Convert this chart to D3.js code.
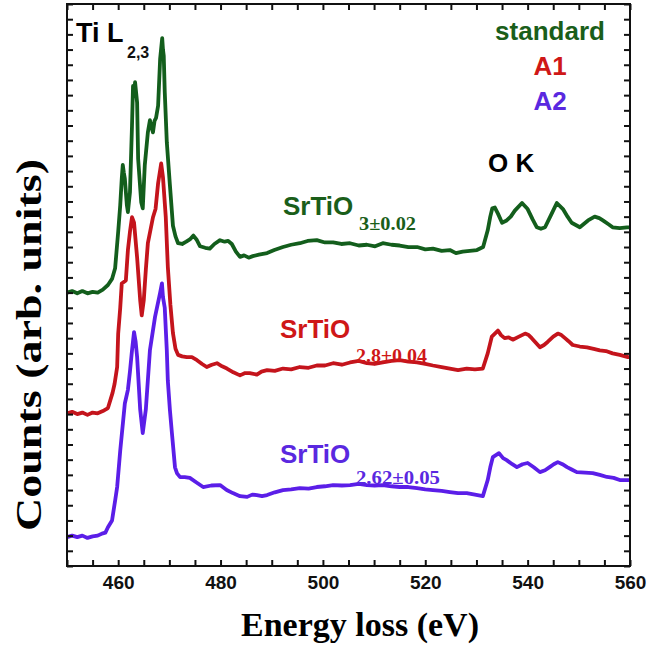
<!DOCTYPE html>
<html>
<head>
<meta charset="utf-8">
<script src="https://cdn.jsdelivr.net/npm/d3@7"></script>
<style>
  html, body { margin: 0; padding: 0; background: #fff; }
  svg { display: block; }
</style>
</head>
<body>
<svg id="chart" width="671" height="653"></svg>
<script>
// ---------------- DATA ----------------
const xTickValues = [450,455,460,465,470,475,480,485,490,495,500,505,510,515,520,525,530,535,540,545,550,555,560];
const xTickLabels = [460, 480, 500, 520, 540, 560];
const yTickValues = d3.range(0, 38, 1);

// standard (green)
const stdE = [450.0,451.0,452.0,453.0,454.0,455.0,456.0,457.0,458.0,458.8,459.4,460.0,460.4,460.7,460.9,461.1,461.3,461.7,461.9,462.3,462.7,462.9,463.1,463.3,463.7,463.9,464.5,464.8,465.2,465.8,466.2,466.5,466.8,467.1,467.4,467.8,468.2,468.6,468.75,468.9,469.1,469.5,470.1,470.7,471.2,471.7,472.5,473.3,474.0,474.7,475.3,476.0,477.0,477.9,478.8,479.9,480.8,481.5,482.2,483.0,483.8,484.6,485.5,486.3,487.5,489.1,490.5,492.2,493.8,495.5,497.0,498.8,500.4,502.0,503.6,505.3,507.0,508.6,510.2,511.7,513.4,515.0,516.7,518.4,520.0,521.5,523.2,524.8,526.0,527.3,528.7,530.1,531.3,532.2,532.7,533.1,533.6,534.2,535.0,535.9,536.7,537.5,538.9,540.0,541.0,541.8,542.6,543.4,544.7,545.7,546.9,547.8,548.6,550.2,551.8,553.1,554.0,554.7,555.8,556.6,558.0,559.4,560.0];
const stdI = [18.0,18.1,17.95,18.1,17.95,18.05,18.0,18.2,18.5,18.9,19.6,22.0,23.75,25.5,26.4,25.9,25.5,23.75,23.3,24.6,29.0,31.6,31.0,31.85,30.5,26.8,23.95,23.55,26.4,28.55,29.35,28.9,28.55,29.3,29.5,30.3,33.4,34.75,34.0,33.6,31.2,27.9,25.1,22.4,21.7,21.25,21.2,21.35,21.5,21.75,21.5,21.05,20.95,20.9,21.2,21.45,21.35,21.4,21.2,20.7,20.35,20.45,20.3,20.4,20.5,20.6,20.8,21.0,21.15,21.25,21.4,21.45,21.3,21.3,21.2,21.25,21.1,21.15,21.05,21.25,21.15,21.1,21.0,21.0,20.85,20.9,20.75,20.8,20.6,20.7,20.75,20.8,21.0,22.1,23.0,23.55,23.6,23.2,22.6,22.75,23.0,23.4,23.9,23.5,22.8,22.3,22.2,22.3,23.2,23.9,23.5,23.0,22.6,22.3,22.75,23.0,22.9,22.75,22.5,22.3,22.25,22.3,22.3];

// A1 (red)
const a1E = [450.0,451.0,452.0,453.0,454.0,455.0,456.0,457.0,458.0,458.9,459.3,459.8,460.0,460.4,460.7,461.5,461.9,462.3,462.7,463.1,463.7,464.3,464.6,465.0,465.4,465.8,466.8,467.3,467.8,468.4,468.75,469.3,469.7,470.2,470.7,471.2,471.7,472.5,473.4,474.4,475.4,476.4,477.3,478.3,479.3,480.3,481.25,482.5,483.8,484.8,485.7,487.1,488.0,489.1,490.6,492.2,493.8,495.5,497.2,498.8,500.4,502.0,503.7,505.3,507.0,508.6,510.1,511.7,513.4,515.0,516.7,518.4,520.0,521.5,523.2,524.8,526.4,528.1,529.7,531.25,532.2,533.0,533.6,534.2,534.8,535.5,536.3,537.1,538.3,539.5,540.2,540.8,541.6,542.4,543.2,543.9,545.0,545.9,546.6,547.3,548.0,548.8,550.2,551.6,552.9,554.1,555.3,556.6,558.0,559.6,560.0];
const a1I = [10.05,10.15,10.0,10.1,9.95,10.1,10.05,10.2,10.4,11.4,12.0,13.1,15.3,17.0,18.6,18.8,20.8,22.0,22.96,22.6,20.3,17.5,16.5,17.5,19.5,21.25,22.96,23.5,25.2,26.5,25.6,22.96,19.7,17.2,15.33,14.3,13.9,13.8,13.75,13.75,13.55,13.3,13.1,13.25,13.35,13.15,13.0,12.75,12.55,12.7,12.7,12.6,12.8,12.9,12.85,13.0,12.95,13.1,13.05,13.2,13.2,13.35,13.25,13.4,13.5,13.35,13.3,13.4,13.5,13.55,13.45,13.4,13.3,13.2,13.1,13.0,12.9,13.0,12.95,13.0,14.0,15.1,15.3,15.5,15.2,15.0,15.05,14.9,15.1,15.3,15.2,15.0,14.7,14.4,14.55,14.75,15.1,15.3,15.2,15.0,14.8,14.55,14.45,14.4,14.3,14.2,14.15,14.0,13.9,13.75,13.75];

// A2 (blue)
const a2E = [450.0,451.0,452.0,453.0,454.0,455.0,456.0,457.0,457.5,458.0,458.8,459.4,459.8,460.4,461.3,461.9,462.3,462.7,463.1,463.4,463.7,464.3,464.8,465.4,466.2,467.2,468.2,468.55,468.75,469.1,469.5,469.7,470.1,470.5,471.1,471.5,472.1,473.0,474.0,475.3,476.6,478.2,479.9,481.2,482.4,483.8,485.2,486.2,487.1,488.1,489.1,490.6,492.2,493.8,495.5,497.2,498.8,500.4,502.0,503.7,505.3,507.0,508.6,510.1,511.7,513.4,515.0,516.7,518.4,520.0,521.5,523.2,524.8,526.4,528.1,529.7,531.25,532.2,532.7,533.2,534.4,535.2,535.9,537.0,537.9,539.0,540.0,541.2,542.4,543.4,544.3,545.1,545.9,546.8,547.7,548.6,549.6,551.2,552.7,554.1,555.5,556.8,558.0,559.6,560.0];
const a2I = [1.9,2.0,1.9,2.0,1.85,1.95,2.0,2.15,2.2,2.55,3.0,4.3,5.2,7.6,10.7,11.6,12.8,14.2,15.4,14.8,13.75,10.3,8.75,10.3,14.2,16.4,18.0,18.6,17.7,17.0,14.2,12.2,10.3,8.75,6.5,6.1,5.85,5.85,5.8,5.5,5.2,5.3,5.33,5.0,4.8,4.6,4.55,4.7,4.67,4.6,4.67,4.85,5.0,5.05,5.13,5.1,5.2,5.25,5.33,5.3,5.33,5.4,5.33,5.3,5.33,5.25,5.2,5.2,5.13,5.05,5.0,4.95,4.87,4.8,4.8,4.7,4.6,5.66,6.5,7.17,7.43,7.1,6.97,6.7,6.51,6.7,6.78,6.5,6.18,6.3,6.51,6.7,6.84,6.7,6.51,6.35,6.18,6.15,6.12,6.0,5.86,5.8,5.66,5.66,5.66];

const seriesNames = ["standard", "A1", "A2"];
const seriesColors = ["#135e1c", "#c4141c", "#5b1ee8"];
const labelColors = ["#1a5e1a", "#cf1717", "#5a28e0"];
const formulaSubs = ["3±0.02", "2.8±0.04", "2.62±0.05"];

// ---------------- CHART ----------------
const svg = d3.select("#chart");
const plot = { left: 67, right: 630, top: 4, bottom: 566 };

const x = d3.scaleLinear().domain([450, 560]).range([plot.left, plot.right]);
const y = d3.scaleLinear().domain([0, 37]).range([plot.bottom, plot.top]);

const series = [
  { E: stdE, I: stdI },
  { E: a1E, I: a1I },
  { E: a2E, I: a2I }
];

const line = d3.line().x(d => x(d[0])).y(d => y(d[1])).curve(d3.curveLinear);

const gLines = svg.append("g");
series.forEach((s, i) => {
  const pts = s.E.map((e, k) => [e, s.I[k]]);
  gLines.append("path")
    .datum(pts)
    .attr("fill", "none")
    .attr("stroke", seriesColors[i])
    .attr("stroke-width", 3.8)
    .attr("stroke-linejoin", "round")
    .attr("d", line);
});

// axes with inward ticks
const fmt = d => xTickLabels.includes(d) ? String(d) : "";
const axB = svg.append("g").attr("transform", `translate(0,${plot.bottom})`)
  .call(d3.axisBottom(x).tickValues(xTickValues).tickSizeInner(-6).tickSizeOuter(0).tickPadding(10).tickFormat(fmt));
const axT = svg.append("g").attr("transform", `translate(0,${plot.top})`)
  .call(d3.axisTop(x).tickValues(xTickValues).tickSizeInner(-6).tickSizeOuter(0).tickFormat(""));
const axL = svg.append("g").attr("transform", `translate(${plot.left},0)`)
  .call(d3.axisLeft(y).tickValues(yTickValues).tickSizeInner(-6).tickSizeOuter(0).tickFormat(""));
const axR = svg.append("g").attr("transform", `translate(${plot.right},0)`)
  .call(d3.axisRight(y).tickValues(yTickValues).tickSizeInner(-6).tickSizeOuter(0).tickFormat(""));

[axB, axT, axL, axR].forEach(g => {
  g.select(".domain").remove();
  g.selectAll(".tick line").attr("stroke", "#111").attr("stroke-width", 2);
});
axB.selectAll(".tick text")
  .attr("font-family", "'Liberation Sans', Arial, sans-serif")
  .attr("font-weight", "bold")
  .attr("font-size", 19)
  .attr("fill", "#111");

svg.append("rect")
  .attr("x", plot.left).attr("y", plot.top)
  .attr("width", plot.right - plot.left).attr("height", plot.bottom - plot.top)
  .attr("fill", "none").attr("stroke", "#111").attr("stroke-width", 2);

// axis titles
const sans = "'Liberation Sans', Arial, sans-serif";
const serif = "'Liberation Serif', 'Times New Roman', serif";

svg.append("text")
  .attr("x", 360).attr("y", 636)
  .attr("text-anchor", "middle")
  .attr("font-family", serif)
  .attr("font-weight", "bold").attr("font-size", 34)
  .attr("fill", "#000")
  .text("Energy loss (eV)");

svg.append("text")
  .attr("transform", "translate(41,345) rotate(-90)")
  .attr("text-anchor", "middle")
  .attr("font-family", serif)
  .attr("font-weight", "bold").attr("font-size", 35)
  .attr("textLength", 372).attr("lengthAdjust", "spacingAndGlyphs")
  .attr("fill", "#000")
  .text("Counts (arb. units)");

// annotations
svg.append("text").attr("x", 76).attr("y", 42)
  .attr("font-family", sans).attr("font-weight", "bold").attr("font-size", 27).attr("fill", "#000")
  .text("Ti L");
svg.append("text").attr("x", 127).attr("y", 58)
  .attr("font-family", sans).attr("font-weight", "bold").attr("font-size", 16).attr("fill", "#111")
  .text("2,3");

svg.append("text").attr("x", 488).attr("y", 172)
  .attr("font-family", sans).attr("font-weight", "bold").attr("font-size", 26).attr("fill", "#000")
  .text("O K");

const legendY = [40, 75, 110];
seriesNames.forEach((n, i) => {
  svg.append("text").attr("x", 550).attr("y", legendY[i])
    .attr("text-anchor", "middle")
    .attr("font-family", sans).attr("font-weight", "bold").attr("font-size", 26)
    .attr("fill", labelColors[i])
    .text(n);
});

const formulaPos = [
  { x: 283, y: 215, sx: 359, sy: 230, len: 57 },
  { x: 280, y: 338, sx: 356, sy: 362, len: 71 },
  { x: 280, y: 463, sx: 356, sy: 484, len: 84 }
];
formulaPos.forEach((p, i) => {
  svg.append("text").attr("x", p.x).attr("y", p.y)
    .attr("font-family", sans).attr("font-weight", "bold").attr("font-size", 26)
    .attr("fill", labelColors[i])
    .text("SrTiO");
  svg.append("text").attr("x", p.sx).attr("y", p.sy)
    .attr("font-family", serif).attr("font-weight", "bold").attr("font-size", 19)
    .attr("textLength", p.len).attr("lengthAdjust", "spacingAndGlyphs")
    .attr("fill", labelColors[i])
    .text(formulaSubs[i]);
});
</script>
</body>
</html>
○ ○ ○
- TASK TO COMPLETE -
Go from the first line of the data above to the line containing "const yTickValues = d3.range(0, 38, 1);" and retype exactly those lines, both included, but none of the pictures.

- SOLUTION TO THIS TASK -
Convert this chart to D3.js code.
<!DOCTYPE html>
<html>
<head>
<meta charset="utf-8">
<script src="https://cdn.jsdelivr.net/npm/d3@7"></script>
<style>
  html, body { margin: 0; padding: 0; background: #fff; }
  svg { display: block; }
</style>
</head>
<body>
<svg id="chart" width="671" height="653"></svg>
<script>
// ---------------- DATA ----------------
const xTickValues = [450,455,460,465,470,475,480,485,490,495,500,505,510,515,520,525,530,535,540,545,550,555,560];
const xTickLabels = [460, 480, 500, 520, 540, 560];
const yTickValues = d3.range(0, 38, 1);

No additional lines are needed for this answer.